Book reviews

The Book Thief book review

The Book Thief

Author: Markus Zusak

Published: 2005

Time Period: 1930s-1940s (World War II/ Holocaust)

Setting: Molching, Germany

Genre: Historical Fiction

Rate: 5/5 stars!

          Let me just say that this is one of my favorite books that I’ve ever read! It made me laugh, cry, and really think about history.

          The Book Thief by Markus Zusak is a historical fiction novel that takes place during World War II and the Holocaust. The main character is a German girl named Liesel Meminger who, in January of 1939, was sent to live with a couple named the Hubermanns in the little fictional town of Molching, Germany.

          This is a story that stretches over four years about Liesel Meminger, her new family in Molching, the friends she makes, and how she becomes “the book thief.”

          But, this book is not narrated by her. The Book Thief is very unique in the fact that it is narrated by Death. Death is given human qualities and a voice as it travels all over the world, picking up souls from the war. As it travels through Germany, Death notices a little German girl and becomes very interested in her story. So, we get to read about Liesel from Death’s perspective.

          It took Liesel a while to warm up to her new foster family and her new town. But, soon she was calling the Hubermanns “Mama” and “Papa.” Her relationship with her Papa especially was really sweet and one of the best things about this book. They lived on 33 Himmel Street. In the book, Death informs the readers that Himmel translates to heaven. “Whoever named Himmel Street has a healthy sense of irony. Not that it was a living hell. It wasn’t. But it sure wasn’t heaven, either.”

To twelve-year old Liesel, it became the closest thing to Heaven that she had ever known. Especially because of the friendships that she made. Her best friend was a boy named Rudy, who had hair like lemons and wanted to be Jesse Owens when he grew up. Even though she missed her mother and brother, Liesel adjusted to her new life by going to school, joining the Hitler Youth, and slowly building a library in her room at the Hubermanns’ house.

When an unexpected visitor arrived at the Hubermann home, Liesel made a new friend – one that would last for a lifetime. This visitor was dangerous and brought a small terror on the Hubermanns, but at the same time, he brought them a little more laughter and hope for a brighter future.

          Liesel’s love for reading played a huge part in this story. The first book Liesel stole was The Grave Digger’s Handbook. She found it laying in the snow in the graveyard where she and her mother buried her brother in early January of 1939, before she traveled to Himmel Street.

          This book was what sparked Liesel’s interest in reading. With it, her foster father, Hans Hubermann, taught her how to read for the very first time.

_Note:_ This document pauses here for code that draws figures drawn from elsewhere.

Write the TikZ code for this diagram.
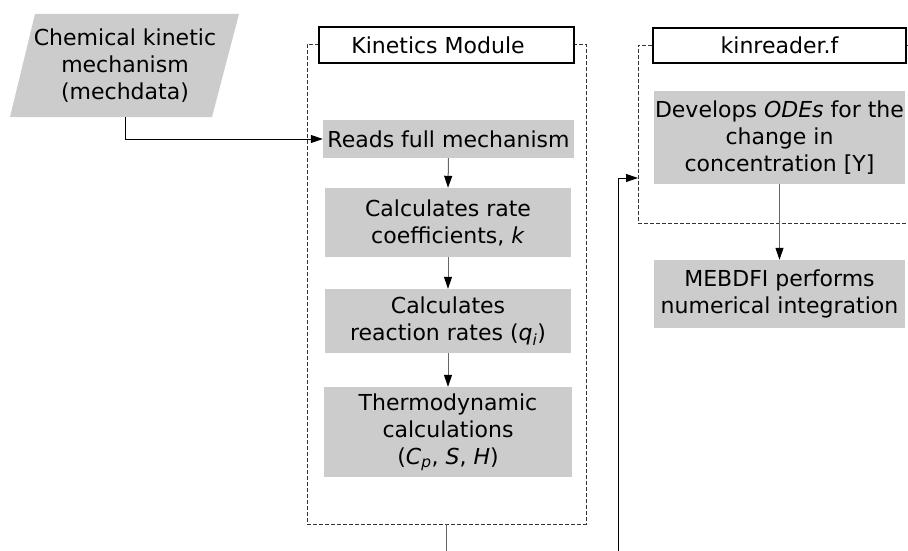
\documentclass[tikz,border=0pt]{standalone}
\usepackage{fontspec}
\setmainfont{DejaVu Sans}
\usetikzlibrary{arrows.meta}
\definecolor{boxgray}{HTML}{CCCCCC}
\begin{document}
\begin{tikzpicture}[x=1pt,y=-1pt,
  every node/.style={font=\fontsize{22}{27}\selectfont},
  procbox/.style={fill=boxgray, inner sep=0pt, align=center},
  labelbox/.style={draw=black, line width=1.8pt, fill=white, inner sep=0pt},
  frame/.style={draw=black!80, dash pattern=on 4pt off 2pt, line width=0.8pt, inner sep=0pt},
  conn/.style={draw=black!60, line width=1pt, -{Triangle[length=12pt,width=8pt,color=black]}},
]
\useasboundingbox (0,0) rectangle (908,551);
\clip (0,0) rectangle (908,551);

% frames
\node[frame, minimum width=279, minimum height=480] (kinframe) at (446.5,284) {};
\node[frame, minimum width=302, minimum height=178] (krframe) at (789,134) {};

% frame labels
\node[labelbox, minimum width=255, minimum height=36] (kinlabel) at (446.5,45) {Kinetics Module\hspace*{17pt}};
\node[labelbox, minimum width=253, minimum height=35] (krlabel) at (779.5,45.5) {kinreader.f};

% input parallelogram
\fill[boxgray] (35,14) -- (239,14) -- (212,117) -- (10,117) -- cycle;
\node[minimum height=103, inner sep=0pt, align=center] (mech) at (125,65.5) {Chemical kinetic\\mechanism\\(mechdata)};

% kinetics module steps
\node[procbox, minimum width=251, minimum height=38] (reads) at (448.5,139) {Reads full mechanism};
\node[procbox, minimum width=246, minimum height=69] (rate) at (448,222.5) {Calculates rate\\coefficients, \textit{k}};
\node[procbox, minimum width=246, minimum height=64] (qi) at (448,321) {Calculates\\reaction rates (\textit{q\textsubscript{i}})};
\node[procbox, minimum width=248, minimum height=90] (thermo) at (448,432) {Thermodynamic\\calculations\\(\textit{C\textsubscript{p}}, \textit{S}, \textit{H})};

% kinreader steps
\node[procbox, minimum width=251, minimum height=93] (odes) at (779.5,137.5) {Develops \textit{ODEs} for the\\change in\\concentration [Y]};
\node[procbox, minimum width=251, minimum height=68] (mebdfi) at (779.5,294) {MEBDFI performs\\numerical integration};

% connectors
\draw[conn, draw=black] (mech.south) |- (reads.west);
\draw[conn] (reads.south) -- (rate.north);
\draw[conn] (rate.south) -- (qi.north);
\draw[conn] (qi.south) -- (thermo.north);
\coordinate (kinout) at (448,560);
\draw[line width=1pt, draw=black!60] (kinframe.south) -- (kinframe.south |- kinout);
\coordinate (fbin) at (618,560);
\coordinate (krin) at (638,178);
\draw[conn, draw=black] (fbin) |- (krin);
\draw[conn] (odes.south) -- (mebdfi.north);
\end{tikzpicture}
\end{document}
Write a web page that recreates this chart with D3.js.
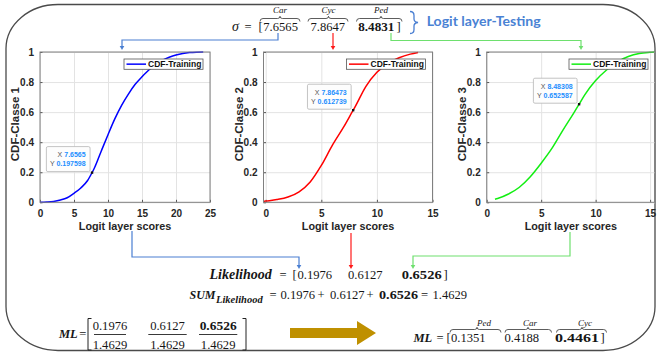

          The next two books Liesel added to her collection were given to her for Christmas, payed for by Hans’s cigarettes. I love how, even though the Hubermanns were extremely poor, they bought her two books for Christmas because of how much she loved to read.

           Then, Liesel stole her second book in April of 1940. She stole it from a bonfire of banned books in the center of their town. It was called The Shoulder Shrug. The remaining books that Liesel stole, she took from the huge library inside the mayor of Molching’s house.

          While Liesel’s life wasn’t too bad at first, the threats of the war drew closer to her own town. All the basements of the houses in Molching were checked out to find the safest bomb shelters for people to run to. The war raged all around them. This book really illustrates the horrors of World War II to innocent people in Germany, and it shows how terrible the Holocaust was for the 4.5 million Jews that were gathered up and sent to concentration camps.

Many people think history is not important to know for these modern-day times. But, we must remember past events so that we never repeat them.

          I also love the significance of books in this story. Books helped Liesel grow as a person. They helped her realize who she was and why words were so important to the world and to herself. Later on in the novel, Liesel turned her knowledge of reading into her own written word. She began to write down her own story. The story of her life on Himmel Street, Germany in one of the scariest time in our world’s history.

“I have hated words and I have loved them, and I hope I have made them right.”

          The ending of this book made me cry more than any other book I have ever read. Of course, I will not spoil it for you, but it is totally worth the read. This is a story I will never forget. The binds of friendships between the characters, despite the war raging around them and threatening their lives, are some I will always remember. There is seriously no other book like The Book Thief.